HSK VE AYM’NİN ÜYELERİNİ İKTİDAR SEÇERSE YARGI BAĞIMSIZ OLUR MU?
Yargı bağımsızlığından söz ediyorlar ama HSK’nin seçilmesi ve çalışması ile ilgili bir değişiklik yok. Hakimlere belli bir süre aynı il veya ilçede kalma garantisi vereceğiz, diyorlar. Bununla yargı bağımsız olur mu? HSK’nin bütün üyelerini, AYM’nin bütün üyelerini iktidar seçerse yargı bağımsız olur mu?
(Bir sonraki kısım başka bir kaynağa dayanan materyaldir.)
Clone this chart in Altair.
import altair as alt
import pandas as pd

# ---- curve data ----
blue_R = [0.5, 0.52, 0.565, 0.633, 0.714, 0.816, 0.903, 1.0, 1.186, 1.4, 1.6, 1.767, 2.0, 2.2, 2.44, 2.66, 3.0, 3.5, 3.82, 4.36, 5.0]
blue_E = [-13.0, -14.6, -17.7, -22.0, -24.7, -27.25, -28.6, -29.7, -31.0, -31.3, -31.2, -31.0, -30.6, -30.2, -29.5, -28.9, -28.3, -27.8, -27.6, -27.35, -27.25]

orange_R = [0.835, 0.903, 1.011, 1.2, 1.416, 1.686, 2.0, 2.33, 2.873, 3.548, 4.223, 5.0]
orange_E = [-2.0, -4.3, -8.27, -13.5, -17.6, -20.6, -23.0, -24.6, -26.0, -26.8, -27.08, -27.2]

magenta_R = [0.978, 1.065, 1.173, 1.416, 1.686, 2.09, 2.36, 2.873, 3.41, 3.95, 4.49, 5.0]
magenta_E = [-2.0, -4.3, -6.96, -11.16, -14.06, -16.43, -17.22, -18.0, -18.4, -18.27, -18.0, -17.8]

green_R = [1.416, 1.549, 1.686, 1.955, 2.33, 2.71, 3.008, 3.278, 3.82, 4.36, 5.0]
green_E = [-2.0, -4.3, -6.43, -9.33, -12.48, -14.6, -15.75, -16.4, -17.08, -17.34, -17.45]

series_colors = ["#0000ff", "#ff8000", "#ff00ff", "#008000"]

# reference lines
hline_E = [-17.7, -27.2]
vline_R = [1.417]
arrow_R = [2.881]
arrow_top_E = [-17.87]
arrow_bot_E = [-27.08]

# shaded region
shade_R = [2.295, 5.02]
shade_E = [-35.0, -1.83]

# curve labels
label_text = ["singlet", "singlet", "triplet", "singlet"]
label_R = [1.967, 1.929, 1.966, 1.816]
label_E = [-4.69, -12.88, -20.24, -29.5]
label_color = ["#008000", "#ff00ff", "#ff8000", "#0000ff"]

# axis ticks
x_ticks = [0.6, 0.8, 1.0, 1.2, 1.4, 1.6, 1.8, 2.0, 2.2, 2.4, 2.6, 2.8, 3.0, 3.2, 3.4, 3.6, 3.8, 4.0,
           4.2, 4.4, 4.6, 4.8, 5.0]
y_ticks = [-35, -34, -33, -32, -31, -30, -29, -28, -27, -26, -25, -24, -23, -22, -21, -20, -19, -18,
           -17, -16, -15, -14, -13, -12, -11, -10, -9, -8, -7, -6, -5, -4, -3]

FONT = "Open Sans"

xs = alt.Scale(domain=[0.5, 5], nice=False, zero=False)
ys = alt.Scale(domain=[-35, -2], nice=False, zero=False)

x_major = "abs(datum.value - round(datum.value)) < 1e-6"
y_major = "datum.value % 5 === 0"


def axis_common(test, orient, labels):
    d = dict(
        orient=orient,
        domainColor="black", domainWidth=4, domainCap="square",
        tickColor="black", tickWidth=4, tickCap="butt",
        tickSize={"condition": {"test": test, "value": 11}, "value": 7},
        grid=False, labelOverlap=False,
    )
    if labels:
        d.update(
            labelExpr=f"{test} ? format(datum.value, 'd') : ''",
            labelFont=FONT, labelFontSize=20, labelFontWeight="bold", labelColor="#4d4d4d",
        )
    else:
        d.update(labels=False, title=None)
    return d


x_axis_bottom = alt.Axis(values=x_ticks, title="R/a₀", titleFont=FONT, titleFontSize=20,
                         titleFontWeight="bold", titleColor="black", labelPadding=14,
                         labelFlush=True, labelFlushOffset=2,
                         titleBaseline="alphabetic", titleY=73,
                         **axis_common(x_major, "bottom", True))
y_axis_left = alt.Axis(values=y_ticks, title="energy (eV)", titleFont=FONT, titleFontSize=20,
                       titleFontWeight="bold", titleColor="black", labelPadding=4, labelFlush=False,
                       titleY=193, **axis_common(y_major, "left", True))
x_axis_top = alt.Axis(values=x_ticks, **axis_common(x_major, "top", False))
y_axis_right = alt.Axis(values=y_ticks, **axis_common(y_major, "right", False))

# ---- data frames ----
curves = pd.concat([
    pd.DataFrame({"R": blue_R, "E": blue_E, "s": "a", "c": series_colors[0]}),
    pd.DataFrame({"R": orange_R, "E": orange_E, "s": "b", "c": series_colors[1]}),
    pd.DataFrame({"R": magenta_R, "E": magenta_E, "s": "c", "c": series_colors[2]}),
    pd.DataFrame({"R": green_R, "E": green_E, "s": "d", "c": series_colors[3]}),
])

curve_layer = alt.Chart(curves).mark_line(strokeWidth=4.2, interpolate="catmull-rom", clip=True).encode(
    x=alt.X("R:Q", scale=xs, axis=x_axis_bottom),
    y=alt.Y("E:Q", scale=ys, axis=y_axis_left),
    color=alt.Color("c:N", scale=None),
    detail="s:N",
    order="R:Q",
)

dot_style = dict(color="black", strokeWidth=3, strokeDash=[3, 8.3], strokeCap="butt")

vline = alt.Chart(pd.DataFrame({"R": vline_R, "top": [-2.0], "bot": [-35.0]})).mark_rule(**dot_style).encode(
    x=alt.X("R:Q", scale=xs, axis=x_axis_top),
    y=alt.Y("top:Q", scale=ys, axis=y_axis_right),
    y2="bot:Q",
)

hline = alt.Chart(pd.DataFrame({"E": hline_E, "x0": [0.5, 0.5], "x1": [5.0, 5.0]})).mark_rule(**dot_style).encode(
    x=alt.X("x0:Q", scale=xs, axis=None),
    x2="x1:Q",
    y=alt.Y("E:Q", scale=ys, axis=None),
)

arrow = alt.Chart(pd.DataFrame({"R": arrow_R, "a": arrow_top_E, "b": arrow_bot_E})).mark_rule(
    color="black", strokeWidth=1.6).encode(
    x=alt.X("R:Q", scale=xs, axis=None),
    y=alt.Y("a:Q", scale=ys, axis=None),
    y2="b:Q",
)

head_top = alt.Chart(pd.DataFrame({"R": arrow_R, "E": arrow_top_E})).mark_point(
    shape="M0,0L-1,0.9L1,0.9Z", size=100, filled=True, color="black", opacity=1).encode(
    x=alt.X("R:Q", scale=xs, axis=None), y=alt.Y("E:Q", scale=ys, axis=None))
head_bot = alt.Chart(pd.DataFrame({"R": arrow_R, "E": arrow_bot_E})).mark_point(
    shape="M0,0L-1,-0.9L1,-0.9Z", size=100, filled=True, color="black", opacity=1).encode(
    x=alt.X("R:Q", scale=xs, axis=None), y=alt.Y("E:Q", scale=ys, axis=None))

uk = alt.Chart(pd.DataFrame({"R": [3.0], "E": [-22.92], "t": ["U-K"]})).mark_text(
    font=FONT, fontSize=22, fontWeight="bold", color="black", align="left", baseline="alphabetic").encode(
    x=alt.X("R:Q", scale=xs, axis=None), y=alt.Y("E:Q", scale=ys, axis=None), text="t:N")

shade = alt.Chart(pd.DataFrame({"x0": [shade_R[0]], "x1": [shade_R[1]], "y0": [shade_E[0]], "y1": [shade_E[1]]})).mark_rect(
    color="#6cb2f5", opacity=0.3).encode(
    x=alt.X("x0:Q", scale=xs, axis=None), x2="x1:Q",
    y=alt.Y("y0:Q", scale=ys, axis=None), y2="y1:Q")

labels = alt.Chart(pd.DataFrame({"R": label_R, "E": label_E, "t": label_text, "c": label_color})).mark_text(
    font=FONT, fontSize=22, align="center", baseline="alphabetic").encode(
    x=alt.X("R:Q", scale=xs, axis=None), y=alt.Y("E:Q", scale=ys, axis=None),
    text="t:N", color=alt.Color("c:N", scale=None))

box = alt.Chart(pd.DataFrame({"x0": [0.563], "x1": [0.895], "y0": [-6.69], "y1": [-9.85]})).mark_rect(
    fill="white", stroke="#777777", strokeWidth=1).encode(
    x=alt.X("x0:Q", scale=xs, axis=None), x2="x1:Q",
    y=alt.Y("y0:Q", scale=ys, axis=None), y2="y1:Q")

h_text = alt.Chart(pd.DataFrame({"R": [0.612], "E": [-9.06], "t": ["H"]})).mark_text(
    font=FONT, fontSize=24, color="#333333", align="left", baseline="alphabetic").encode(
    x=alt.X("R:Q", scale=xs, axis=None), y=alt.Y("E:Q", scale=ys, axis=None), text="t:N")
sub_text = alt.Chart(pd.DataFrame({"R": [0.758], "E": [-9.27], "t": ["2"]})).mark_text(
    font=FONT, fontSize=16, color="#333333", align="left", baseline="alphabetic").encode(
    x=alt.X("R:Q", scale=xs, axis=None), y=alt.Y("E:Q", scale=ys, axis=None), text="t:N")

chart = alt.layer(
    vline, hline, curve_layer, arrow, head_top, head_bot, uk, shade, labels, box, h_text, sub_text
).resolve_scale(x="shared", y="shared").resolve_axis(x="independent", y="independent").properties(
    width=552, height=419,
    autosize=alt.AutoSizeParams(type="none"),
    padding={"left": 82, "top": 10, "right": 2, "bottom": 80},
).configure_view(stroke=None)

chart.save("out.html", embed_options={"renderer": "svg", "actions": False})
Hakim ve savcılığa girişteki mülakat heyetini genişletilmesi neyi değiştirir? Aynı kafadaki kişi sayısını beşten on beşe çıkarsan ne değişir?
EĞİTİM SÜRESİNİ 15 YILA ÇIKARSAN DA FAKÜLTELER BURHAN KUZU GİBİ MEZUNLAR VERDİĞİNDE NE DEĞİŞECEK?
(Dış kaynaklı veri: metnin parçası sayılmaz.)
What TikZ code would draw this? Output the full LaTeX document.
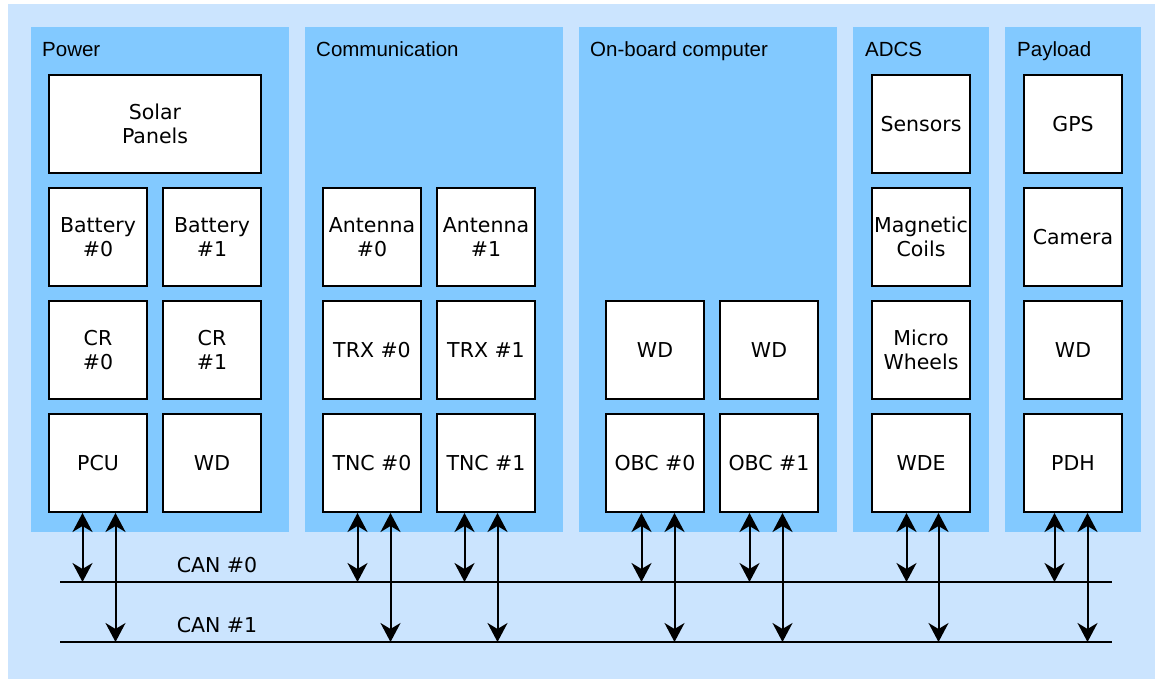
\documentclass[tikz,border=0pt]{standalone}
\usepackage{fontspec}
\setmainfont{DejaVu Sans}
\newfontfamily\lblfont{Liberation Sans}
\usetikzlibrary{arrows.meta}
\definecolor{outerbg}{RGB}{203,228,254}
\definecolor{panelbg}{RGB}{130,201,255}
\begin{document}
\begin{tikzpicture}[x=1pt,y=-1pt,
  panel/.style={fill=panelbg, draw=none, inner sep=0pt, anchor=north west},
  lbl/.style={font=\lblfont\fontsize{20.5pt}{24pt}\selectfont, anchor=base west, inner sep=0pt},
  box/.style={draw=black, fill=white, line width=2pt, minimum width=98pt, minimum height=98pt,
    inner sep=0pt, align=center, font=\fontsize{20.5pt}{24pt}\selectfont},
  captip/.tip={Stealth[length=19pt,width=20pt,inset=6pt]},
  bi/.style={line width=2pt, captip-captip},
  bus/.style={line width=2pt},
  buslbl/.style={font=\fontsize{20.5pt}{24pt}\selectfont, anchor=base, inner sep=0pt}]
\useasboundingbox (0,0) rectangle (1155,679);
\fill[outerbg] (8,4) rectangle (1155,679);
% panels
\node[panel, minimum width=258pt, minimum height=505pt] (ppower) at (31,27) {};
\node[panel, minimum width=258pt, minimum height=505pt] (pcomm) at (305,27) {};
\node[panel, minimum width=258pt, minimum height=505pt] (pobc) at (579,27) {};
\node[panel, minimum width=136pt, minimum height=505pt] (padcs) at (853,27) {};
\node[panel, minimum width=136pt, minimum height=505pt] (ppay) at (1005,27) {};
\node[lbl] (lpower) at (42,57) {Power};
\node[lbl] (lcomm) at (316,57) {Communication};
\node[lbl] (lobc) at (590,57) {On-board computer};
\node[lbl] (ladcs) at (865,57) {ADCS};
\node[lbl] (lpay) at (1017,57) {Payload};
% power boxes
\node[box, minimum width=212pt] (solar) at (155,124) {Solar\\Panels};
\node[box] (bat0) at (98,237) {Battery\\\#0};
\node[box] (bat1) at (212,237) {Battery\\\#1};
\node[box] (cr0) at (98,350) {CR\\\#0};
\node[box] (cr1) at (212,350) {CR\\\#1};
\node[box] (pcu) at (98,463) {PCU};
\node[box] (pwd) at (212,463) {WD};
% communication
\node[box] (ant0) at (372,237) {Antenna\\\#0};
\node[box] (ant1) at (486,237) {Antenna\\\#1};
\node[box] (trx0) at (372,350) {TRX \#0};
\node[box] (trx1) at (486,350) {TRX \#1};
\node[box] (tnc0) at (372,463) {TNC \#0};
\node[box] (tnc1) at (486,463) {TNC \#1};
% obc
\node[box] (owd0) at (655,350) {WD};
\node[box] (owd1) at (769,350) {WD};
\node[box] (obc0) at (655,463) {OBC \#0};
\node[box] (obc1) at (769,463) {OBC \#1};
% adcs
\node[box] (sens) at (921,124) {Sensors};
\node[box] (mag) at (921,237) {Magnetic\\Coils};
\node[box] (micro) at (921,350) {Micro\\Wheels};
\node[box] (wde) at (921,463) {WDE};
% payload
\node[box] (gps) at (1073,124) {GPS};
\node[box] (cam) at (1073,237) {Camera};
\node[box] (ywd) at (1073,350) {WD};
\node[box] (pdh) at (1073,463) {PDH};
% buses
\coordinate (can0a) at (60,582);
\coordinate (can0b) at (1112,582);
\coordinate (can1a) at (60,642);
\coordinate (can1b) at (1112,642);
\draw[bus] (can0a) -- (can0b);
\draw[bus] (can1a) -- (can1b);
\node[buslbl] (l0) at (217,572) {CAN \#0};
\node[buslbl] (l1) at (217,632) {CAN \#1};
% taps
\path ([xshift=34.5pt]pcu.south west) coordinate (pcuA) ([xshift=67.5pt]pcu.south west) coordinate (pcuB);
\path ([xshift=35.5pt]tnc0.south west) coordinate (tnc0A) ([xshift=68.5pt]tnc0.south west) coordinate (tnc0B);
\path ([xshift=28.5pt]tnc1.south west) coordinate (tnc1A) ([xshift=61.5pt]tnc1.south west) coordinate (tnc1B);
\path ([xshift=36.5pt]obc0.south west) coordinate (obc0A) ([xshift=69.5pt]obc0.south west) coordinate (obc0B);
\path ([xshift=30.5pt]obc1.south west) coordinate (obc1A) ([xshift=63.5pt]obc1.south west) coordinate (obc1B);
\path ([xshift=35.5pt]wde.south west) coordinate (wdeA) ([xshift=67.5pt]wde.south west) coordinate (wdeB);
\path ([xshift=31.5pt]pdh.south west) coordinate (pdhA) ([xshift=64.5pt]pdh.south west) coordinate (pdhB);
\foreach \t in {pcu,tnc0,tnc1,obc0,obc1,wde,pdh}{
  \draw[bi] (\t A) -- (\t A |- can0a);
  \draw[bi] (\t B) -- (\t B |- can1a);
}
\end{tikzpicture}
\end{document}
Eğitim süresinin beş yıla çıkarılması ve diğer süzgeçler sadece hukuk mezunu sayısını azaltmak için. Eğitim süresini 15 yıla çıkarsan da fakülteler Burhan Kuzu gibi mezunlar verdiğinde ne değişecek? Onca hukuksuzluk karşısında tek bir söz söyleyemeyen hukuk fakültelerine sahibiz. Beş sene eğitim verse ne olur bu fakülteler?
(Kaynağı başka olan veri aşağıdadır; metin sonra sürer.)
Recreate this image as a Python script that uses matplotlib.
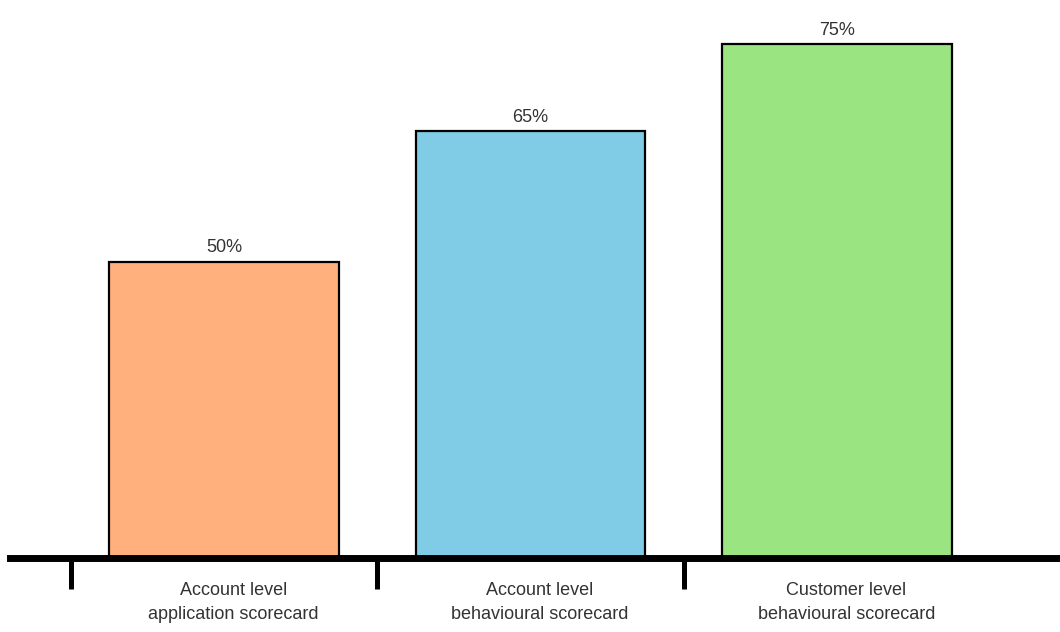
import matplotlib.pyplot as plt

plt.rcParams['font.family'] = ['Liberation Sans', 'DejaVu Sans']

categories = ['Account level\napplication scorecard',
              'Account level\nbehavioural scorecard',
              'Customer level\nbehavioural scorecard']
values = [50, 65, 75]
colors = ['#FFB07C', '#80CCE6', '#9AE582']

fig = plt.figure(figsize=(10.6, 6.32), dpi=100)
ax = fig.add_axes([10 / 1060, 74 / 632, 1048 / 1060, 558 / 632])

x = range(len(values))
bars = ax.bar(x, values, width=0.75, color=colors, edgecolor='black', linewidth=1.6, zorder=2)
for b, v in zip(bars, values):
    ax.annotate(f'{v}%', (b.get_x() + b.get_width() / 2, v), xytext=(0, 4),
                textcoords='offset points', ha='center', va='bottom',
                fontsize=13, color='#333333')

ax.set_xlim(-0.698, 2.721)
ax.set_ylim(16, 80.1)

for s in ['top', 'right', 'left']:
    ax.spines[s].set_visible(False)
ax.spines['bottom'].set_linewidth(5)
ax.spines['bottom'].set_zorder(3)
ax.set_yticks([])

# separators between categories, labels centred under bars
ax.set_xticks([-0.5, 0.5, 1.5])
ax.set_xticklabels([])
ax.tick_params(axis='x', which='major', length=22, width=3.6, direction='out')
ax.set_xticks([i + 0.03 for i in x], minor=True)
ax.set_xticklabels(categories, minor=True, fontsize=13, color='#333333', linespacing=1.55)
ax.tick_params(axis='x', which='minor', length=0, pad=17)

fig.savefig('out.png', dpi=100)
Hakim ve savcı yardımcılığı müessesi bir çözüm değil. Onun yerine hakim ve savcı sayısını arttırmak lazım. Hakim ve savcı yardımcıları dosyayı inceleyecek iddianame ya da kararı yazacak, hakim ve savcı da bunu onayarak açıklayacak. Dava sayısını azaltacak bir çözüm değil. Yardımcıları hakim ve savcı yapın.
Nöbet sistemi zaten var. Yeni ne getirecekler belli değil.
ÖNCE GETİRDİĞİN KISITLAMALARI KALDIR
“Avukatların bilgi ve belge temin etmelerine ilişkin yasal yetkilerini de genişletiyoruz” diyorlar ama artık avukatları kalemlerin olduğu koridorlara dahi sokmuyorlar. Önce sen getirdiğin kısıtlamaları kaldır. Avukatlar dosya inceleyemiyor. Hakimin savcının odasına giremiyor. Dosyanın fotokopisini alamıyor. Kalemlere gidemiyor. Söylenenler avukatlara çok komik geliyor.
Avukatlara yeşil pasaport vaadi her zaman vardı. Umarız bu sefer yaparlar ama muhtemelen yeşil pasaport bütün avukatlara olmayacak.
Özetle bu vaatlere “göz boyama” vaatleri denebilir. İstanbul seçmeninin ve AB’nin gözünü boyama girişimi.